Frida is drawn to a TV show about organized crime because it helps her to think through the aftermath of Annie’s murder and helps her to deal with what she’s done. The repetition of the word “killed” emphasizes her obsession with her act of killing Annie. She struggles even though she feels that she acted in Gabriel’s best interest. The show depicts mobsters who commit brutal crimes and then return home to their families, and this helps Frida to accept that she can move past the killing and resume her normal life.

“I’ve lost enough people.”


(Chapter 43, Page 288)

Gabriel feels loss more acutely than Frida does.

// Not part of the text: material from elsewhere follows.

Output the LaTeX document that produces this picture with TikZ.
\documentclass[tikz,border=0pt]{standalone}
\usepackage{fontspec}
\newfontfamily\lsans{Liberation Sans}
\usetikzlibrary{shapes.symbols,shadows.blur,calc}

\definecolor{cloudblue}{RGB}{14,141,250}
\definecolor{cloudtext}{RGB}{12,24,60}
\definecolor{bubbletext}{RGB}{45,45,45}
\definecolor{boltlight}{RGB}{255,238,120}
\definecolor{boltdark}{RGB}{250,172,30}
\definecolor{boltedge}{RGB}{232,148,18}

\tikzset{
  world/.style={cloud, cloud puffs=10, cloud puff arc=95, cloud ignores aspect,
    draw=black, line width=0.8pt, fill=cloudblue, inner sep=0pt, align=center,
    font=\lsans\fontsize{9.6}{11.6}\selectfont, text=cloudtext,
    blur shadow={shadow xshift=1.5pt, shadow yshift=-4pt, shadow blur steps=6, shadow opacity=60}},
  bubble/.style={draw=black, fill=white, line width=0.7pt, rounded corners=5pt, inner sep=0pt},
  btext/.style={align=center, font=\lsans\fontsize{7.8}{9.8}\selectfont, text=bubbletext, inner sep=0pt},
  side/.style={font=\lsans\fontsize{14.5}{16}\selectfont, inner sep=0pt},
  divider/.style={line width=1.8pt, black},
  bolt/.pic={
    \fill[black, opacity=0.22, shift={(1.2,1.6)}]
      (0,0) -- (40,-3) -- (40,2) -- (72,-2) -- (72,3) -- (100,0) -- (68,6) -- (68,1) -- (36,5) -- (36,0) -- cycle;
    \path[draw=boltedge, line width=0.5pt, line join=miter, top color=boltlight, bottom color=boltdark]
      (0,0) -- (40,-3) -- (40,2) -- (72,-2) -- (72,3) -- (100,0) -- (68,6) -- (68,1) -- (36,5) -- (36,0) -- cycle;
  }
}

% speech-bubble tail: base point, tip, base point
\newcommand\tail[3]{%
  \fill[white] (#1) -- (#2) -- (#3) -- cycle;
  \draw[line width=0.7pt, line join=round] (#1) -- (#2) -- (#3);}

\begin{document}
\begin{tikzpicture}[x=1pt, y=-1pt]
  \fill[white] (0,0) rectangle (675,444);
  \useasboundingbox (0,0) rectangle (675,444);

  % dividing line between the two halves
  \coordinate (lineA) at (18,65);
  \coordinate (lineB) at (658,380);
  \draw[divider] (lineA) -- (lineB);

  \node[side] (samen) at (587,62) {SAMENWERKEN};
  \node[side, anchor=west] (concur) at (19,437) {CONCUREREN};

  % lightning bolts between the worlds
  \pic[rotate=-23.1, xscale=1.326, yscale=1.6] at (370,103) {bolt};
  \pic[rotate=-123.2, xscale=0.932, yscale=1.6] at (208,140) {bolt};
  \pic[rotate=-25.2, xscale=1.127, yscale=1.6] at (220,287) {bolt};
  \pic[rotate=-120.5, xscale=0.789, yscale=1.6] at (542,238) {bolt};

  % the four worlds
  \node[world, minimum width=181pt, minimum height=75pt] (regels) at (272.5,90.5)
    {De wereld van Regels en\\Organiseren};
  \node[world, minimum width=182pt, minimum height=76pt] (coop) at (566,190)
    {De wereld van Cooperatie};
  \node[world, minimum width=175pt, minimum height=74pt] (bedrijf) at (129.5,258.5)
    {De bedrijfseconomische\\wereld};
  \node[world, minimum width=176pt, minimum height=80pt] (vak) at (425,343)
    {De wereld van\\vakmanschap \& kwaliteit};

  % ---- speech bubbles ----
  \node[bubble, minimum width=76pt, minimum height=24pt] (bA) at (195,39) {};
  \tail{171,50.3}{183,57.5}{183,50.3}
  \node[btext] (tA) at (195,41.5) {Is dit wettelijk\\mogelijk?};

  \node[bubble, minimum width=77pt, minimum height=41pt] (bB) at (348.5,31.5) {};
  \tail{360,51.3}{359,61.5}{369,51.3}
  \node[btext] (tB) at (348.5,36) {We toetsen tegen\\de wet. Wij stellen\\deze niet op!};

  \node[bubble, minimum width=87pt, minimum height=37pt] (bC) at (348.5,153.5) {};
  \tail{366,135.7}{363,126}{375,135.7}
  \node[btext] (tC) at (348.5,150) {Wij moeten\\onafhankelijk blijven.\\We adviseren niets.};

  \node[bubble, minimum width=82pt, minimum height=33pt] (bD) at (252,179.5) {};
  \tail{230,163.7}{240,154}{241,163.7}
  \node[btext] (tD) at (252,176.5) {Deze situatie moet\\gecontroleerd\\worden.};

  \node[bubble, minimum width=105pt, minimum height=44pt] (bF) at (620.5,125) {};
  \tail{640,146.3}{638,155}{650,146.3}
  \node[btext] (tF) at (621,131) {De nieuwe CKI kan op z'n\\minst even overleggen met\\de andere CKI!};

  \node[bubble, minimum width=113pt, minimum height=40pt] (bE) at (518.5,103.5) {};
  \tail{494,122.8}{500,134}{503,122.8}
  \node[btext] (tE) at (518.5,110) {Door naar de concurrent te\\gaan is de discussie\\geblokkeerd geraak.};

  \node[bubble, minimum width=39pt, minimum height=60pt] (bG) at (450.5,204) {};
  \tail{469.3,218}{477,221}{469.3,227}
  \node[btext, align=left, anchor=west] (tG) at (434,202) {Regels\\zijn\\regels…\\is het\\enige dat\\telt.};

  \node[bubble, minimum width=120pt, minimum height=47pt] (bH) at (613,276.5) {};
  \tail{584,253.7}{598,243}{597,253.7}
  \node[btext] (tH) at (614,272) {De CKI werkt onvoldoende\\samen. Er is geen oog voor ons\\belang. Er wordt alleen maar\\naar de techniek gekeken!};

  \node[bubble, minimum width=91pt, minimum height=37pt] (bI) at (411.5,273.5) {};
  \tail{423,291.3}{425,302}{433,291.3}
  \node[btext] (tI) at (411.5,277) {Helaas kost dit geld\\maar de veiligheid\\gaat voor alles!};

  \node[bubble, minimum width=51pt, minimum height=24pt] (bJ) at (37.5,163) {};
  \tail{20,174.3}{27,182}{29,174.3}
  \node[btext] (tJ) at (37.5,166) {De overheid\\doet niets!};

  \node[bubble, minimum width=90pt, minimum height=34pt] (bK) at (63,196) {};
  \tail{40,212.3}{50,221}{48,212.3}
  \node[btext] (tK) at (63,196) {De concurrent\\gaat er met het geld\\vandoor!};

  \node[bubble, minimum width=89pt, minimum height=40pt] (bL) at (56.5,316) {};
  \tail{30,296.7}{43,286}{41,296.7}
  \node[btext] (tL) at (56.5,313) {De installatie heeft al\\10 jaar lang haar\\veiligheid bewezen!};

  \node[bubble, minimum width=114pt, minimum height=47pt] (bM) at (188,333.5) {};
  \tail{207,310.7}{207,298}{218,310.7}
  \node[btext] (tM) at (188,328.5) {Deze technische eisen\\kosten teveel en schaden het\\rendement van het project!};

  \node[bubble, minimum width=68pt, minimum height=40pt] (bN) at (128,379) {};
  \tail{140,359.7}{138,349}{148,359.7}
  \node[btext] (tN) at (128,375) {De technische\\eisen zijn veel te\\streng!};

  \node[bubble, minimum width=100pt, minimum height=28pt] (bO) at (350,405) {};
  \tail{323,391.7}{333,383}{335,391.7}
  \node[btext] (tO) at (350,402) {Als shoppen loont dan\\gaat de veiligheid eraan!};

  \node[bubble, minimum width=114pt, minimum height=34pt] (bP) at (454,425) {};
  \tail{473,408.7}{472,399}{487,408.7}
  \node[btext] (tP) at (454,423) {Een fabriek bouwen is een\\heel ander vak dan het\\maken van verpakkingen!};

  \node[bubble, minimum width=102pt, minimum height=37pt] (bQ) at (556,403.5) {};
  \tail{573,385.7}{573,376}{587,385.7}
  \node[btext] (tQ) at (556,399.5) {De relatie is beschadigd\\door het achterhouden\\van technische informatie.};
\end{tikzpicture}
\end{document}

She is sure that she wants to leave the cult in large part because of her sexual assault. Gabriel, although furious with Émile and desirous of freedom, has a more complicated relationship to the cult and misses aspects of their old lives once they leave. He is also more devoted to Annie than Frida and more willing to forgive her many faults and character flaws.

“This is what we’ve become, what we always were, the only thing we ever knew how to be, a family.”


(Epilogue, Page 299)

Although Frida and Gabriel struggle in their relationship as a result of their complex trauma, they are ultimately able to repair their frayed bonds and resume their connection. A large part of their reconciliation at the end of the novel stems from Gabriel’s admission that he, too, would have killed Annie to protect himself and Frida, underscoring the depth of their bond. By emphasizing that she and Gabriel are “family,” Frida highlights that their connection survived despite the cult’s attempts to erase family bonds as well as through the challenges they faced afterward.